# Uncountable Sum

1. Aug 3, 2009

### Dragonfall

Does there exist a converging uncountable sum of strictly positive reals?

2. Aug 4, 2009

### bpet

Would that be an integral?

3. Aug 4, 2009

### Dragonfall

No. I mean an actual uncountable sum. An (Riemann) integral is the limit of a sequence of countable sums.

4. Aug 4, 2009

### g_edgar

In the sensible way to define uncountable sums, you prove that for a sum of real terms, if it converges (to a real number) then all but countably many terms must be zero.

5. Aug 4, 2009

### HallsofIvy

First you will have to define what you mean by "uncountable sum"! I know a definition for finite sums and I know a definition for countable sums (the limit of the partial, finite, sums), but I do not know any definition for an uncountable sum except, possibly the integral that bpet suggested.

6. Aug 4, 2009

### g_edgar

Definition Let $S$ be an index set. Let $a \colon S \to \mathbb{R}$ be a real function on $S$. Let $V$ be a real number. Then we say $V = \sum_{s\in S} a(s)$ iff for every $\epsilon > 0$ there is a finite set $A_\epsilon \subseteq S$ such that for all finite sets $A$ , if $A_\epsilon \subseteq A \subseteq S$ we have $\left|V - \sum_{s \in A} a(s)\right| < \epsilon$ .

7. Aug 4, 2009

### Dragonfall

I'm surprised. I thought this would have been defined at some point.

Suppose $$x_i$$ is a (possibly uncountable) sequence of positive reals indexed by some ordinal L. Then their sum is $$\sum_{i\in L}x_i=\sup\{\sum_{i\in k}x_i:k<L\}$$. This takes care of limit ordinals.
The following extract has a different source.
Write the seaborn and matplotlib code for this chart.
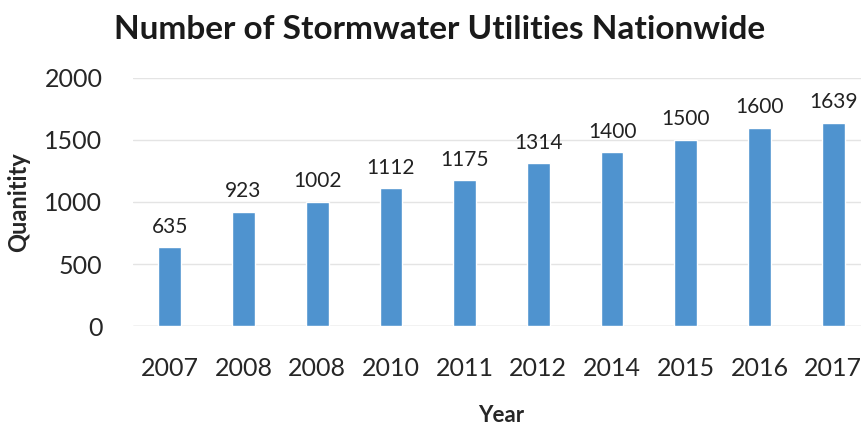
import matplotlib
matplotlib.use("Agg")
import matplotlib.pyplot as plt
import numpy as np
import seaborn as sns

# chart data
years = ["2007", "2008", "2008", "2010", "2011", "2012", "2014", "2015", "2016", "2017"]
quantity = [635, 923, 1002, 1112, 1175, 1314, 1400, 1500, 1600, 1639]
y_ticks = [0, 500, 1000, 1500, 2000]

sns.set_style("white")
plt.rcParams["font.family"] = ["Lato", "DejaVu Sans"]

fig = plt.figure(figsize=(8.62, 4.24), dpi=100)
ax = fig.add_axes([0.1543, 0.2311, 0.855, 0.585])

pos = np.arange(len(years))
sns.barplot(x=pos, y=quantity, color="#4F93CF", width=0.31, saturation=1,
            native_scale=True, ax=ax, zorder=3)

for x, v in zip(pos, quantity):
    ax.text(x, v + 85, str(v), ha="center", va="bottom", fontsize=15, color="#222222")

ax.set_xlim(-0.5, len(years) - 0.5)
ax.set_ylim(0, 2000)
ax.set_yticks(y_ticks)
ax.set_xticks(pos)
ax.set_xticklabels(years, fontsize=18)
ax.tick_params(axis="y", labelsize=18, length=0, pad=22)
ax.tick_params(axis="x", length=0, pad=22)
ax.yaxis.grid(True, color="#e4e4e4", linewidth=1, zorder=0)
for s in ax.spines.values():
    s.set_visible(False)
ax.axhline(0, color="#d8d8d8", linewidth=1, zorder=2)

ax.set_xlabel("Year", fontsize=16, fontweight="bold", labelpad=18)
ax.set_ylabel("Quanitity", fontsize=17, fontweight="bold", labelpad=10)
fig.text(0.51, 0.93, "Number of Stormwater Utilities Nationwide",
         ha="center", va="center", fontsize=24, fontweight="bold", color="#1a1a1a")

fig.savefig("out.png", dpi=100)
So does there exist sequences $$x_i$$ indexed by ordinals $$D\geq\epsilon_0$$ such that $$\sum_{i\in D}x_i$$ is finite, and that each x_i is positive?

8. Aug 4, 2009

### Dragonfall

I don't know what this definition is trying to achieve. I prefer mine.

9. Aug 5, 2009

### g_edgar

If and only if $D$ is countable.

10. Aug 5, 2009

### Dragonfall

Well $$\epsilon_0$$ is the first uncountable ordinal, so why not?

11. Aug 5, 2009

### g_edgar

Strange ... $\epsilon_0$ is commonly used to represent a certain countable ordinal, while $\omega_1$ denotes the least uncountable ordinal. In any case, that notation doesn't matter. Here is a repeat of the same answer as before: If a sum of positive real terms converges to a finite value, then the index set is countable.

12. Aug 5, 2009

### Dragonfall

Yes I was mistaken on the notation, it should be $$\omega_1$$.

You have yet to say why. You asserting it true doesn't constitute a proof.

13. Aug 6, 2009

### g_edgar

Hint for the proof: the real line has a countable dense set, and every term of the convergent series corresponds to an interval.